Pour la plupart d’entre nous, les termes « Silk Road » ou « Route de la soie » rappellent les récits de Marco Polo et sentent l’exotisme. Cette conception est à mille lieues de l’actualité informatique qui résulte de la fermeture du site «The Silk Road», célèbre plateforme d’échange subversive et anonyme, et de l’arrestation du leader supposé Ross William Ulbricht par le FBI.
Ulbricht (ou Dread Pirate Roberts sur la toile) était à la tête de « Silk Road », site d’échange dont le fonctionnement rappelle Amazon.com, mais opérant dans l’anonymat du web profond ou web invisible. Cette partie du web, accessible en ligne, est non-indexée par les moteurs de recherches usuels. Les réseaux d’anonymisation tels que Tor, Freenet ou IP2 permettent d’y opérer sans encourir de détection.
Depuis son lancement en 2011, le site a enregistré une activité chiffrée à 15 millions de dollars par année. Toutes les transactions sont opérées en bitcoins, monnaie virtuelle et cybercriptée assurant l’anonymat de l’acheteur. Malgré un taux de change très volatile, le chiffre d’affaire de « Silk Road » s’élèvait à 9,5 millions de bitcoins, soit plus d’un milliard de dollars.
Soixante-dix pourcents des marchandises en vente sur « Silk Road » concernaient des drogues plus ou moins dures. Les trente pourcents restant étaient partagés entre armes, pornographie enfantine, une multitude d’objets volés et de services variés. Facile donc de comprendre l’intérêt du FBI envers Ross Ulbricht, dont le site contribuait massivement au trafic international de marchandises illégales.
Néanmoins, la fermeture de « Silk Road » affecte la société à différents niveaux: les usagers de la plateforme sont inquiets pour leurs bitcoins perdus et pour la conservation de leur anonymat.
Ce marasme dans le marché du bitcoin a aussi une influence sur la monnaie et sur son taux de change. Or, la fin d’une association prolongée avec le marché noir permettrait à la cybermonnaie de recouvrir une légitimité et notamment à travers la Bitcoin Foundation, organisation sans but lucratif, qui jouerait alors le rôle d’autorité centrale. Il est question d’une démarche de rebranding de la monnaie virtuelle qui pourrait alors se démarquer de l’image frauduleuse de « Silk Road ».
La clôture du site a aussi créé un vide dans le trafic international. L’aspect pratique et la distance procurées par l’usage du web profond ne sont pas prêts de disparaître et d’autres sites apparaissent déjà en tant que successeurs à « Silk Road ».

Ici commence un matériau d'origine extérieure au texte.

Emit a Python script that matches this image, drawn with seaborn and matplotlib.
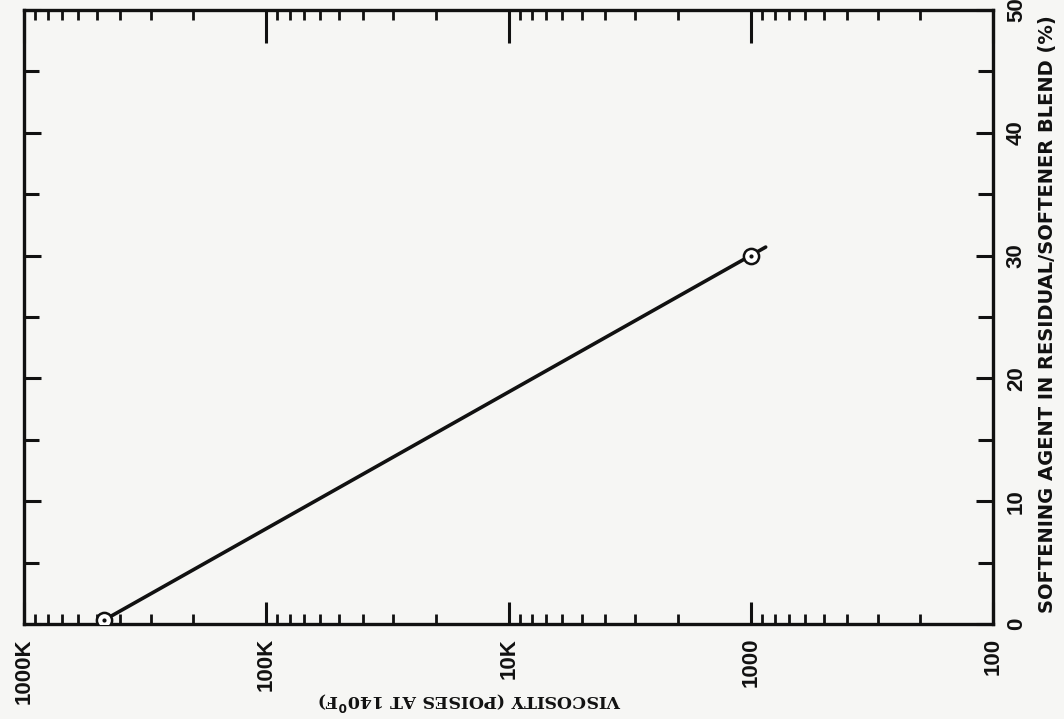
import numpy as np
import pandas as pd
import matplotlib
matplotlib.use('Agg')
import matplotlib.pyplot as plt
import matplotlib.ticker as mticker
import seaborn as sns

# measured points (viscosity in poises, softener %)
visc_pts = [470000, 1000]
pct_pts = [0.3, 30]
# drawn line runs a bit past the upper point
visc_line = [470000, 870]
pct_line = [0.3, 30.7]

xticks = [1e6, 1e5, 1e4, 1e3, 1e2]
xtick_labels = ['1000K', '100K', '10K', '1000', '100']
yticks = [0, 10, 20, 30, 40, 50]

sns.set_style('ticks')
plt.rcParams['font.family'] = ['Liberation Sans', 'DejaVu Sans']
plt.rcParams['font.weight'] = 'bold'

bg = '#f6f6f4'
ink = '#111111'

fig = plt.figure(figsize=(10.64, 7.19), dpi=100, facecolor=bg)
ax = fig.add_axes([0.0226, 0.132, 0.911, 0.854])
ax.set_facecolor(bg)

line_df = pd.DataFrame({'visc': visc_line, 'pct': pct_line})
pts_df = pd.DataFrame({'visc': visc_pts, 'pct': pct_pts})

sns.lineplot(data=line_df, x='visc', y='pct', ax=ax, color=ink, lw=2.6,
             sort=False, zorder=3)
sns.scatterplot(data=pts_df, x='visc', y='pct', ax=ax, s=120, marker='o',
                facecolor='white', edgecolor=ink, linewidth=1.8, zorder=4)
sns.scatterplot(data=pts_df, x='visc', y='pct', ax=ax, s=9, marker='o',
                color=ink, edgecolor=ink, linewidth=0, zorder=5)

ax.set_xscale('log')
ax.set_xlim(1e6, 100)
ax.set_ylim(0, 50)

ax.xaxis.set_major_locator(mticker.FixedLocator(xticks))
ax.xaxis.set_major_formatter(mticker.FixedFormatter(xtick_labels))
ax.xaxis.set_minor_locator(mticker.LogLocator(base=10, subs=np.arange(2, 10)))
ax.xaxis.set_minor_formatter(mticker.NullFormatter())

ax.yaxis.set_major_locator(mticker.FixedLocator(yticks))
ax.yaxis.set_minor_locator(mticker.MultipleLocator(5))
ax.yaxis.tick_right()

ax.tick_params(axis='x', which='major', direction='in', top=True, bottom=True,
               length=18, width=2.2, color=ink, labelsize=16,
               labelrotation=90, pad=10, labelcolor=ink)
ax.tick_params(axis='x', which='minor', direction='in', top=True, bottom=True,
               length=7, width=2.0, color=ink)
ax.tick_params(axis='y', which='major', direction='in', left=True, right=True,
               labelleft=False, labelright=True, length=12, width=2.2,
               color=ink, labelsize=16, labelrotation=90, pad=9,
               labelcolor=ink)
ax.tick_params(axis='y', which='minor', direction='in', left=True, right=True,
               length=11, width=2.2, color=ink)
for lab in ax.get_yticklabels():
    lab.set_va('center')

# top decade ticks are longer than the bottom ones
for t in ax.xaxis.get_major_ticks():
    t.tick2line.set_markersize(24)
    t.tick1line.set_markersize(16)

for sp in ax.spines.values():
    sp.set_visible(True)
    sp.set_linewidth(2.4)
    sp.set_color(ink)

ax.set_xlabel('')
ax.set_ylabel('')

fig.text(470 / 1064, 1 - 701 / 719, 'VISCOSITY (POISES AT 140$^{0}$F)',
         rotation=180, ha='center', va='center', fontsize=12.5,
         family=['DejaVu Serif'], weight='bold', color=ink)
fig.text(1048 / 1064, 1 - 613 / 719,
         'SOFTENING AGENT IN RESIDUAL/SOFTENER BLEND (%)',
         rotation=90, ha='center', va='bottom', fontsize=14, weight='bold',
         family=['DejaVu Sans'], color=ink)

fig.savefig('out.png', dpi=100, facecolor=bg)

Black Market Reloaded, Sheep Marketplace, ou Deepbay sont autant d’alternatives fonctionnant grâce à Tor qui pratique des transactions en bitcoins. Avec cette arrestation, le FBI accède à une nouvelle expertise sur le chiffrement et sur les bitcoins. Il est tout de même intéressant de relever que cette arrestation est le fruit d’une erreur humaine et non pas d’une faille technologique: un courriel envoyé depuis une adresse personnelle est à l’origine de l’arrestation d’Ubright.
L’attention médiatique sur une pratique intrinsèquement anonyme et secrète pose plusieurs interrogations: qui dans le grand public se doutait de l’ampleur des activités commerciales illégales Thse déroulant sur internet? Comment un outil si familier et banal reste-il aussi obscur pour la majorité des utilisateurs?
Les révélations sur la quantité de trafic se déroulant désormais en ligne soulève aussi d’autres problèmes. Indépendamment de la nature irréversible de pratiques telles que sur « Silk Road », certains argumentent que la distance inhérente aux échanges en ligne diminue le taux de violence lié, par exemple, au trafic de la drogue.
Il est légitime de se demander si la fermeture de tels lieux de vente ne pourrait causer une recrudescence de violences urbaines, avec sa portion de victimes innocentes. C’est notamment l’opinion du journal The Atlantic, dont l’article présente les avantages d’un trafic de drogue légalisé et contrôlé.
Considéré par certains comme anecdotique, l’arrestation de Ross Ulbricht et la fermeture de « Silk Road » remettent en question notre compréhension d’internet et des enjeux d’un commerce à distance, anonyme et crypté, dont la croissance semble inévitable.